On Dec. 3, Intelligence Squared U.S. (IQ2US) livestreamed a debate on GMOs. Monsanto’s Chief Technology Officer Dr. Robb Fraley and Alison Van Eenennaam, a genomics and biotechnology scientist at the University of California-Davis, argued the positive case for GMOs against Charles Benbrook, research professor at the Center for Sustaining Agriculture and Natural Resources, and Margaret Mellon, a science policy consultant and former senior scientist for Union of Concerned Scientists.
IQ2US is a non-partisan, nonprofit organization founded in 2006 to restore civility, reasoned analysis and constructive public discourse to today’s often biased media landscape. IQ2US reaches millions through radio, television, live streaming, podcasts and interactive digital content. It’s one of the top 25 most popular podcasts on iTunes, and has won numerous prestigious awards. With close to 100 debates, IQ2US has encouraged the public to “think twice” on a wide range of provocative topics. The debate will be broadcast by National Public Radio in the near future.
On Dec. 3, the discussion on GMOS was civil and constructive, radically different than what usually occurs on social media. It was a neutral forum, and science won hands down. A poll before the debate had 32 percent in favor of GMOS, 30 against and 38 percent undecided. After the debate, it was 60 percent in favor of GMOs, 31 against, and 9 undecided.
Robb Fraley offers his perspective on what happened:
Media coverage of the debate was extensive, including:
Popular Science: In a Face-to-Face GMO Debate, the “For” Side Wins.
Genetic Literacy Project: Battle over Biotechnology – Public Backs GM Research and Farming.
Capital Press: Pro-GMO Side ‘Wins’ Online Debate.
Dr. Fraley summarized his reaction to the debate in a post on LinkedIn:
“As I prepared for the event, I noticed one of Intelligence Squared’s messages to the audience is to ‘Think Twice.’

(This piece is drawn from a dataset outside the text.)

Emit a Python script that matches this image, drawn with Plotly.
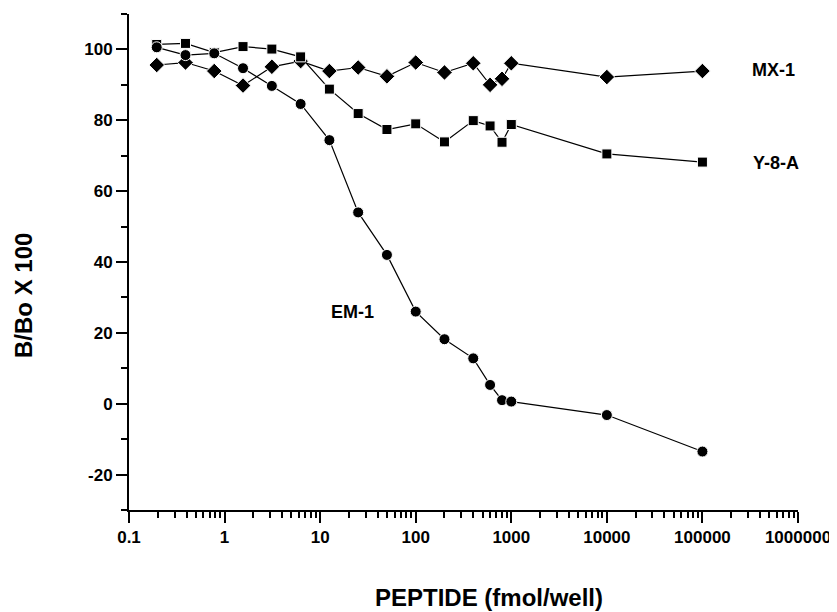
import math
import plotly.graph_objects as go

# peptide amount (fmol/well)
peptide = [0.195, 0.39, 0.78, 1.56, 3.125, 6.25, 12.5, 25, 50, 100,
           200, 400, 600, 800, 1000, 10000, 100000]

mx1 = [95.6, 96.3, 93.9, 89.8, 95.1, 96.7, 93.9, 94.9, 92.4, 96.3,
       93.5, 96.1, 90.0, 91.7, 96.1, 92.2, 93.9]
y8a = [101.4, 101.7, 99.1, 100.8, 100.1, 97.9, 88.8, 81.9, 77.4, 79.0,
       73.9, 79.9, 78.4, 73.8, 78.8, 70.5, 68.2]
em1 = [100.6, 98.4, 98.9, 94.7, 89.7, 84.6, 74.4, 54.0, 42.0, 26.0,
       18.2, 12.8, 5.3, 1.0, 0.6, -3.2, -13.5]

x_ticks = [0.1, 1, 10, 100, 1000, 10000, 100000, 1000000]
x_labels = ["0.1", "1", "10", "100", "1000", "10000", "100000", "1000000"]
y_ticks = [-20, 0, 20, 40, 60, 80, 100]
y_labels = ["-20", "0", "20", "40", "60", "80", "100"]

FONT = "Liberation Sans, Arial, sans-serif"

fig = go.Figure()

series = [
    ("MX-1", mx1, "diamond", 12),
    ("Y-8-A", y8a, "square", 10),
    ("EM-1", em1, "circle", 11),
]
for name, vals, sym, size in series:
    fig.add_trace(go.Scatter(
        x=peptide, y=vals, name=name, mode="lines+markers",
        line=dict(color="black", width=1.2),
        marker=dict(symbol=sym, size=size, color="black",
                    line=dict(color="white", width=1)),
    ))

# curve labels (log axis -> annotation x in log10 units)
labels = [("MX-1", 560000, 94.2), ("Y-8-A", 590000, 68), ("EM-1", 21.6, 26)]
for text, x, y in labels:
    fig.add_annotation(x=math.log10(x), y=y, xref="x", yref="y", text=text,
                       showarrow=False,
                       font=dict(size=18, color="black", weight="bold"))

fig.add_annotation(text="PEPTIDE (fmol/well)", xref="paper", yref="paper",
                   x=(489 - 129) / 669, y=-(597 - 510) / 496,
                   xanchor="center", yanchor="middle", showarrow=False,
                   font=dict(size=24, color="black", weight="bold"))
fig.add_annotation(text="B/Bo X 100", xref="paper", yref="paper",
                   x=-(129 - 23) / 669, y=(510 - 296) / 496, textangle=-90,
                   xanchor="center", yanchor="middle", showarrow=False,
                   font=dict(size=24, color="black", weight="bold"))

fig.update_xaxes(
    type="log", range=[-1, 6], automargin=False,
    tickmode="array", tickvals=x_ticks, ticktext=x_labels,
    ticks="outside", ticklen=11, tickwidth=2, tickcolor="black",
    showline=True, linewidth=2, linecolor="black",
    showgrid=False, zeroline=False,
    minor=dict(tickvals=[m * 10 ** e for e in range(-1, 6) for m in range(2, 10)],
               ticks="outside", ticklen=6, tickwidth=2, tickcolor="black",
               showgrid=False),
    tickfont=dict(size=17, color="black", weight="bold"),
)
fig.update_yaxes(
    range=[-30, 110], automargin=False,
    tickmode="array", tickvals=y_ticks, ticktext=y_labels,
    ticks="outside", ticklen=11, tickwidth=2, tickcolor="black",
    showline=True, linewidth=2, linecolor="black",
    showgrid=False, zeroline=False,
    minor=dict(tickvals=[-30, -10, 10, 30, 50, 70, 90, 110],
               ticks="outside", ticklen=6, tickwidth=2, tickcolor="black",
               showgrid=False),
    tickfont=dict(size=17, color="black", weight="bold"),
)

# the page body adds an 8px offset, so the figure is 8px smaller and the
# left/top margins are reduced by the same amount
fig.update_layout(
    width=829, height=604,
    margin=dict(l=121, r=39, t=6, b=102),
    paper_bgcolor="white", plot_bgcolor="white",
    showlegend=False,
    font=dict(family=FONT, color="black"),
)

fig.write_html("out.html")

“It stuck with me because the big issues of our time — climate change, population growth, food security, water scarcity — ask of us all to re-think our biases, consider multiple perspectives and engage in civilized dialogue.
“And it’s not just about pointing out differences. It’s about highlighting the areas where even adversaries on these issues actually share common ground. We all care about the environment; we all care about food security.
“The question is, how do we get to a better place?”